▶ _What to produce_: Write out all the entries word for word and omit any pictures.

▶ _Supplied records_:
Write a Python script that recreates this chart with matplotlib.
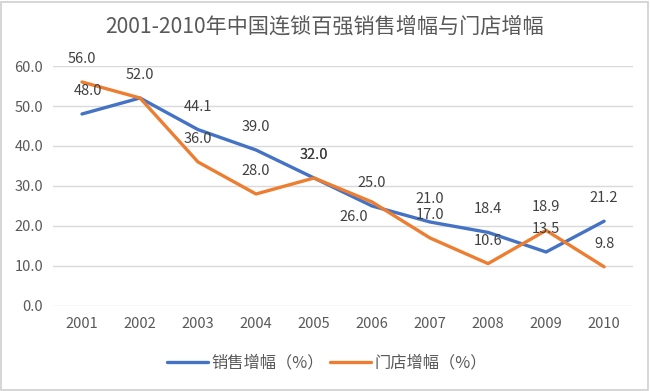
import matplotlib.pyplot as plt
from matplotlib.patches import Rectangle

plt.rcParams['font.family'] = ['Noto Sans CJK SC', 'DejaVu Sans']

years = ['2001', '2002', '2003', '2004', '2005', '2006', '2007', '2008', '2009', '2010']
sales = [48.0, 52.0, 44.1, 39.0, 32.0, 25.0, 21.0, 18.4, 13.5, 21.2]
stores = [56.0, 52.0, 36.0, 28.0, 32.0, 26.0, 17.0, 10.6, 18.9, 9.8]
sales_name = '销售增幅（%）'
stores_name = '门店增幅（%）'
title = '2001-2010年中国连锁百强销售增幅与门店增幅'

blue = '#4472C4'
orange = '#ED7D31'
txt = '#404040'

fig = plt.figure(figsize=(6.5, 3.91), dpi=100)
fig.patches.append(Rectangle((0.002, 0.003), 0.995, 0.993, transform=fig.transFigure,
                             fill=False, edgecolor='#D0D0D0', linewidth=1.2))
ax = fig.add_axes([0.0815, 0.2174, 0.8925, 0.6138])

x = range(len(years))
ax.plot(x, sales, color=blue, linewidth=2.4, label=sales_name, solid_capstyle='round', zorder=3)
ax.plot(x, stores, color=orange, linewidth=2.4, label=stores_name, solid_capstyle='round', zorder=3)

# data labels, mostly above each point
for i, v in enumerate(sales):
    dx = 4 if i == 0 else 0
    ax.annotate(f'{v:.1f}', (i, v), xytext=(dx, 16.5), textcoords='offset points',
                ha='center', va='center', fontsize=10.5, color=txt)
for i, v in enumerate(stores):
    if i == 1:
        continue  # same value as sales, one label only
    off = (-13, -11) if i == 5 else (0, 16.5)
    ax.annotate(f'{v:.1f}', (i, v), xytext=off, textcoords='offset points',
                ha='center', va='center', fontsize=10.5, color=txt)

ax.set_xlim(-0.5, len(years) - 0.5)
ax.set_ylim(0, 60)
ax.set_yticks(range(0, 61, 10))
ax.set_yticklabels([f'{t:.1f}' for t in range(0, 61, 10)])
ax.set_xticks(list(x))
ax.set_xticklabels(years)
ax.grid(axis='y', color='#D9D9D9', linewidth=1)
ax.set_axisbelow(True)
for s in ax.spines.values():
    s.set_visible(False)
ax.tick_params(length=0, labelsize=10.5, colors='#595959')
ax.tick_params(axis='x', pad=8)
ax.tick_params(axis='y', pad=7)

fig.text(0.5, 0.931, title, ha='center', va='center', fontsize=15.2, color='#595959')
fig.legend(loc='center', bbox_to_anchor=(0.503, 0.072), ncol=2, frameon=False,
           fontsize=11.7, labelcolor='#595959', handlelength=2.5, columnspacing=0.4,
           handletextpad=0.2)

fig.savefig('out.png', dpi=100)
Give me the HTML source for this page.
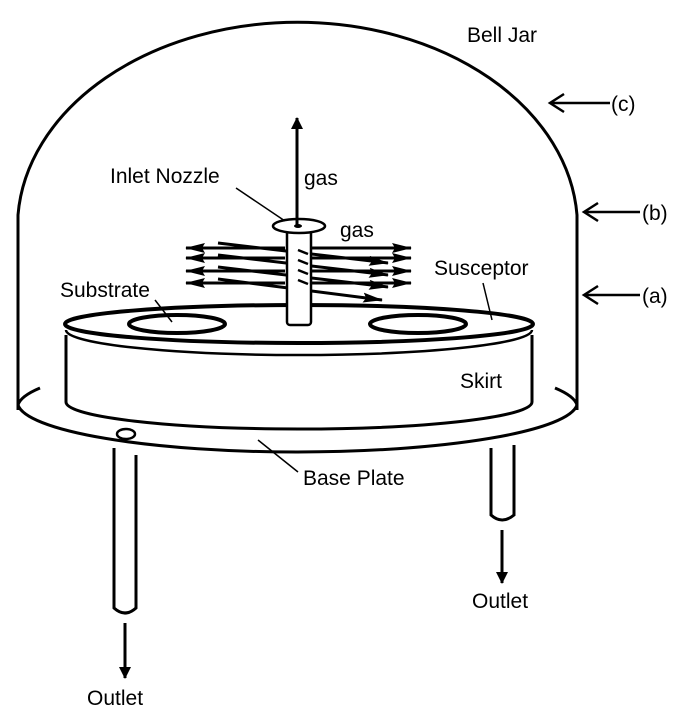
<!DOCTYPE html>
<html><head><style>
html,body{margin:0;padding:0;background:#fff;}
svg{display:block;}
text{font-family:"Liberation Sans",Arial,sans-serif;font-size:21px;fill:#000;}
</style></head><body>
<svg width="694" height="721" viewBox="0 0 694 721" xmlns="http://www.w3.org/2000/svg">
<defs>
<marker id="ah" markerWidth="12" markerHeight="12" refX="11" refY="6" orient="auto" markerUnits="userSpaceOnUse">
<path d="M0,0 L12,6 L0,12 Z" fill="#000"/></marker>
<marker id="ah2" markerWidth="20" markerHeight="10" refX="19" refY="5" orient="auto" markerUnits="userSpaceOnUse">
<path d="M0,0 L20,5 L0,10 L3,5 Z" fill="#000"/></marker>
</defs>
<g fill="none" stroke="#000" stroke-width="3">
<path d="M18,410 L18,215 A280,205 0 0 1 577,215 L577,410"/>
<path d="M114,448 L114,608 Q125,618 136,608 L136,455" fill="#fff"/>
<path d="M491,448 L491,515 Q502,525 514,515 L514,445" fill="#fff"/>
<path d="M18,405 A280,50 0 0 0 577,405"/>
<path d="M40,388 A280,50 0 0 0 18,405"/>
<path d="M555,388 A280,50 0 0 1 577,405"/>
<ellipse cx="126" cy="434" rx="9" ry="5" stroke-width="2.5"/>
<path d="M66,335 L66,402 A233,27 0 0 0 532,402 L532,335" fill="#fff"/>
<path d="M66,330 A233,25 0 0 0 532,330" stroke-width="2.5"/>
<ellipse cx="299" cy="324" rx="234" ry="19" fill="#fff" stroke-width="4"/>
<ellipse cx="177" cy="324" rx="48" ry="9" stroke-width="4"/>
<ellipse cx="418" cy="324" rx="48" ry="9" stroke-width="4"/>
</g>
<g stroke="#000" stroke-width="3" fill="none">
<line x1="285" y1="248" x2="186" y2="248" marker-end="url(#ah2)"/>
<line x1="285" y1="258" x2="186" y2="258" marker-end="url(#ah2)"/>
<line x1="285" y1="271" x2="186" y2="271" marker-end="url(#ah2)"/>
<line x1="285" y1="283" x2="186" y2="283" marker-end="url(#ah2)"/>
<line x1="312" y1="248" x2="411" y2="248" marker-end="url(#ah2)"/>
<line x1="312" y1="258" x2="411" y2="258" marker-end="url(#ah2)"/>
<line x1="312" y1="271" x2="411" y2="271" marker-end="url(#ah2)"/>
<line x1="312" y1="283" x2="411" y2="283" marker-end="url(#ah2)"/>
<line x1="218" y1="243" x2="388" y2="263" marker-end="url(#ah2)"/>
<line x1="218" y1="255" x2="388" y2="275" marker-end="url(#ah2)"/>
<line x1="218" y1="267" x2="388" y2="287" marker-end="url(#ah2)"/>
<line x1="218" y1="279" x2="382" y2="300" marker-end="url(#ah2)"/>
</g>
<rect x="287" y="226" width="24" height="99" rx="3" fill="#fff" stroke="#000" stroke-width="2.5"/>
<g stroke="#000" stroke-width="2.5"><line x1="298" y1="250" x2="308" y2="254"/><line x1="298" y1="260" x2="308" y2="264"/><line x1="298" y1="270" x2="308" y2="274"/><line x1="298" y1="280" x2="308" y2="284"/></g>
<ellipse cx="299" cy="226" rx="26" ry="7" fill="#fff" stroke="#000" stroke-width="2.5"/>
<ellipse cx="298" cy="226" rx="4" ry="2" fill="#000"/>
<line x1="297" y1="226" x2="297" y2="118" stroke="#000" stroke-width="3" marker-end="url(#ah)"/>
<g stroke="#000" stroke-width="1.5">
<line x1="236" y1="188" x2="285" y2="221"/>
<line x1="155" y1="300" x2="172" y2="322"/>
<line x1="483" y1="283" x2="492" y2="320"/>
<line x1="258" y1="440" x2="298" y2="472"/>
</g>
<g stroke="#000" stroke-width="2.5" fill="none">
<line x1="610" y1="103" x2="550" y2="103"/><path d="M564,94 L550,103 L564,112"/>
<line x1="640" y1="212" x2="584" y2="212"/><path d="M598,203 L584,212 L598,221"/>
<line x1="640" y1="295" x2="584" y2="295"/><path d="M598,286 L584,295 L598,304"/>
</g>
<line x1="125" y1="623" x2="125" y2="678" stroke="#000" stroke-width="3" marker-end="url(#ah)"/>
<line x1="502" y1="530" x2="502" y2="583" stroke="#000" stroke-width="3" marker-end="url(#ah)"/>
<text x="467" y="42">Bell Jar</text>
<text x="611" y="111">(c)</text>
<text x="642" y="220">(b)</text>
<text x="642" y="303">(a)</text>
<text x="110" y="183">Inlet Nozzle</text>
<text x="304" y="185">gas</text>
<text x="340" y="237">gas</text>
<text x="434" y="275">Susceptor</text>
<text x="60" y="297">Substrate</text>
<text x="460" y="388">Skirt</text>
<text x="303" y="485">Base Plate</text>
<text x="472" y="608">Outlet</text>
<text x="87" y="705">Outlet</text>
</svg>
</body></html>
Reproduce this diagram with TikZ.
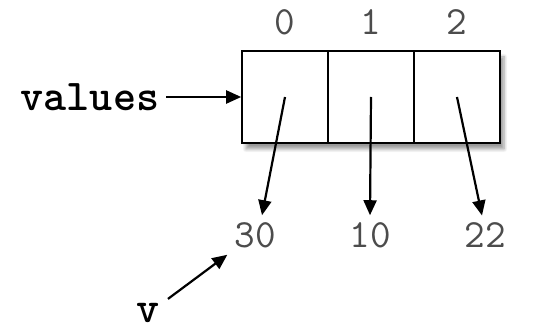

▶ _Exercise response_:
Write a Python script that recreates this chart with matplotlib.
import matplotlib.pyplot as plt
from matplotlib.patches import Rectangle

plt.rcParams['font.family'] = ['Noto Sans CJK SC', 'DejaVu Sans']

years = ['2001', '2002', '2003', '2004', '2005', '2006', '2007', '2008', '2009', '2010']
sales = [48.0, 52.0, 44.1, 39.0, 32.0, 25.0, 21.0, 18.4, 13.5, 21.2]
stores = [56.0, 52.0, 36.0, 28.0, 32.0, 26.0, 17.0, 10.6, 18.9, 9.8]
sales_name = '销售增幅（%）'
stores_name = '门店增幅（%）'
title = '2001-2010年中国连锁百强销售增幅与门店增幅'

blue = '#4472C4'
orange = '#ED7D31'
txt = '#404040'

fig = plt.figure(figsize=(6.5, 3.91), dpi=100)
fig.patches.append(Rectangle((0.002, 0.003), 0.995, 0.993, transform=fig.transFigure,
                             fill=False, edgecolor='#D0D0D0', linewidth=1.2))
ax = fig.add_axes([0.0815, 0.2174, 0.8925, 0.6138])

x = range(len(years))
ax.plot(x, sales, color=blue, linewidth=2.4, label=sales_name, solid_capstyle='round', zorder=3)
ax.plot(x, stores, color=orange, linewidth=2.4, label=stores_name, solid_capstyle='round', zorder=3)

# data labels, mostly above each point
for i, v in enumerate(sales):
    dx = 4 if i == 0 else 0
    ax.annotate(f'{v:.1f}', (i, v), xytext=(dx, 16.5), textcoords='offset points',
                ha='center', va='center', fontsize=10.5, color=txt)
for i, v in enumerate(stores):
    if i == 1:
        continue  # same value as sales, one label only
    off = (-13, -11) if i == 5 else (0, 16.5)
    ax.annotate(f'{v:.1f}', (i, v), xytext=off, textcoords='offset points',
                ha='center', va='center', fontsize=10.5, color=txt)

ax.set_xlim(-0.5, len(years) - 0.5)
ax.set_ylim(0, 60)
ax.set_yticks(range(0, 61, 10))
ax.set_yticklabels([f'{t:.1f}' for t in range(0, 61, 10)])
ax.set_xticks(list(x))
ax.set_xticklabels(years)
ax.grid(axis='y', color='#D9D9D9', linewidth=1)
ax.set_axisbelow(True)
for s in ax.spines.values():
    s.set_visible(False)
ax.tick_params(length=0, labelsize=10.5, colors='#595959')
ax.tick_params(axis='x', pad=8)
ax.tick_params(axis='y', pad=7)

fig.text(0.5, 0.931, title, ha='center', va='center', fontsize=15.2, color='#595959')
fig.legend(loc='center', bbox_to_anchor=(0.503, 0.072), ncol=2, frameon=False,
           fontsize=11.7, labelcolor='#595959', handlelength=2.5, columnspacing=0.4,
           handletextpad=0.2)

fig.savefig('out.png', dpi=100)
Give me the HTML source for this page.
<!DOCTYPE html>
<html><head><style>
html,body{margin:0;padding:0;background:#fff;}
svg{display:block;}
text{font-family:"Liberation Sans",Arial,sans-serif;font-size:21px;fill:#000;}
</style></head><body>
<svg width="694" height="721" viewBox="0 0 694 721" xmlns="http://www.w3.org/2000/svg">
<defs>
<marker id="ah" markerWidth="12" markerHeight="12" refX="11" refY="6" orient="auto" markerUnits="userSpaceOnUse">
<path d="M0,0 L12,6 L0,12 Z" fill="#000"/></marker>
<marker id="ah2" markerWidth="20" markerHeight="10" refX="19" refY="5" orient="auto" markerUnits="userSpaceOnUse">
<path d="M0,0 L20,5 L0,10 L3,5 Z" fill="#000"/></marker>
</defs>
<g fill="none" stroke="#000" stroke-width="3">
<path d="M18,410 L18,215 A280,205 0 0 1 577,215 L577,410"/>
<path d="M114,448 L114,608 Q125,618 136,608 L136,455" fill="#fff"/>
<path d="M491,448 L491,515 Q502,525 514,515 L514,445" fill="#fff"/>
<path d="M18,405 A280,50 0 0 0 577,405"/>
<path d="M40,388 A280,50 0 0 0 18,405"/>
<path d="M555,388 A280,50 0 0 1 577,405"/>
<ellipse cx="126" cy="434" rx="9" ry="5" stroke-width="2.5"/>
<path d="M66,335 L66,402 A233,27 0 0 0 532,402 L532,335" fill="#fff"/>
<path d="M66,330 A233,25 0 0 0 532,330" stroke-width="2.5"/>
<ellipse cx="299" cy="324" rx="234" ry="19" fill="#fff" stroke-width="4"/>
<ellipse cx="177" cy="324" rx="48" ry="9" stroke-width="4"/>
<ellipse cx="418" cy="324" rx="48" ry="9" stroke-width="4"/>
</g>
<g stroke="#000" stroke-width="3" fill="none">
<line x1="285" y1="248" x2="186" y2="248" marker-end="url(#ah2)"/>
<line x1="285" y1="258" x2="186" y2="258" marker-end="url(#ah2)"/>
<line x1="285" y1="271" x2="186" y2="271" marker-end="url(#ah2)"/>
<line x1="285" y1="283" x2="186" y2="283" marker-end="url(#ah2)"/>
<line x1="312" y1="248" x2="411" y2="248" marker-end="url(#ah2)"/>
<line x1="312" y1="258" x2="411" y2="258" marker-end="url(#ah2)"/>
<line x1="312" y1="271" x2="411" y2="271" marker-end="url(#ah2)"/>
<line x1="312" y1="283" x2="411" y2="283" marker-end="url(#ah2)"/>
<line x1="218" y1="243" x2="388" y2="263" marker-end="url(#ah2)"/>
<line x1="218" y1="255" x2="388" y2="275" marker-end="url(#ah2)"/>
<line x1="218" y1="267" x2="388" y2="287" marker-end="url(#ah2)"/>
<line x1="218" y1="279" x2="382" y2="300" marker-end="url(#ah2)"/>
</g>
<rect x="287" y="226" width="24" height="99" rx="3" fill="#fff" stroke="#000" stroke-width="2.5"/>
<g stroke="#000" stroke-width="2.5"><line x1="298" y1="250" x2="308" y2="254"/><line x1="298" y1="260" x2="308" y2="264"/><line x1="298" y1="270" x2="308" y2="274"/><line x1="298" y1="280" x2="308" y2="284"/></g>
<ellipse cx="299" cy="226" rx="26" ry="7" fill="#fff" stroke="#000" stroke-width="2.5"/>
<ellipse cx="298" cy="226" rx="4" ry="2" fill="#000"/>
<line x1="297" y1="226" x2="297" y2="118" stroke="#000" stroke-width="3" marker-end="url(#ah)"/>
<g stroke="#000" stroke-width="1.5">
<line x1="236" y1="188" x2="285" y2="221"/>
<line x1="155" y1="300" x2="172" y2="322"/>
<line x1="483" y1="283" x2="492" y2="320"/>
<line x1="258" y1="440" x2="298" y2="472"/>
</g>
<g stroke="#000" stroke-width="2.5" fill="none">
<line x1="610" y1="103" x2="550" y2="103"/><path d="M564,94 L550,103 L564,112"/>
<line x1="640" y1="212" x2="584" y2="212"/><path d="M598,203 L584,212 L598,221"/>
<line x1="640" y1="295" x2="584" y2="295"/><path d="M598,286 L584,295 L598,304"/>
</g>
<line x1="125" y1="623" x2="125" y2="678" stroke="#000" stroke-width="3" marker-end="url(#ah)"/>
<line x1="502" y1="530" x2="502" y2="583" stroke="#000" stroke-width="3" marker-end="url(#ah)"/>
<text x="467" y="42">Bell Jar</text>
<text x="611" y="111">(c)</text>
<text x="642" y="220">(b)</text>
<text x="642" y="303">(a)</text>
<text x="110" y="183">Inlet Nozzle</text>
<text x="304" y="185">gas</text>
<text x="340" y="237">gas</text>
<text x="434" y="275">Susceptor</text>
<text x="60" y="297">Substrate</text>
<text x="460" y="388">Skirt</text>
<text x="303" y="485">Base Plate</text>
<text x="472" y="608">Outlet</text>
<text x="87" y="705">Outlet</text>
</svg>
</body></html>
Reproduce this diagram with TikZ.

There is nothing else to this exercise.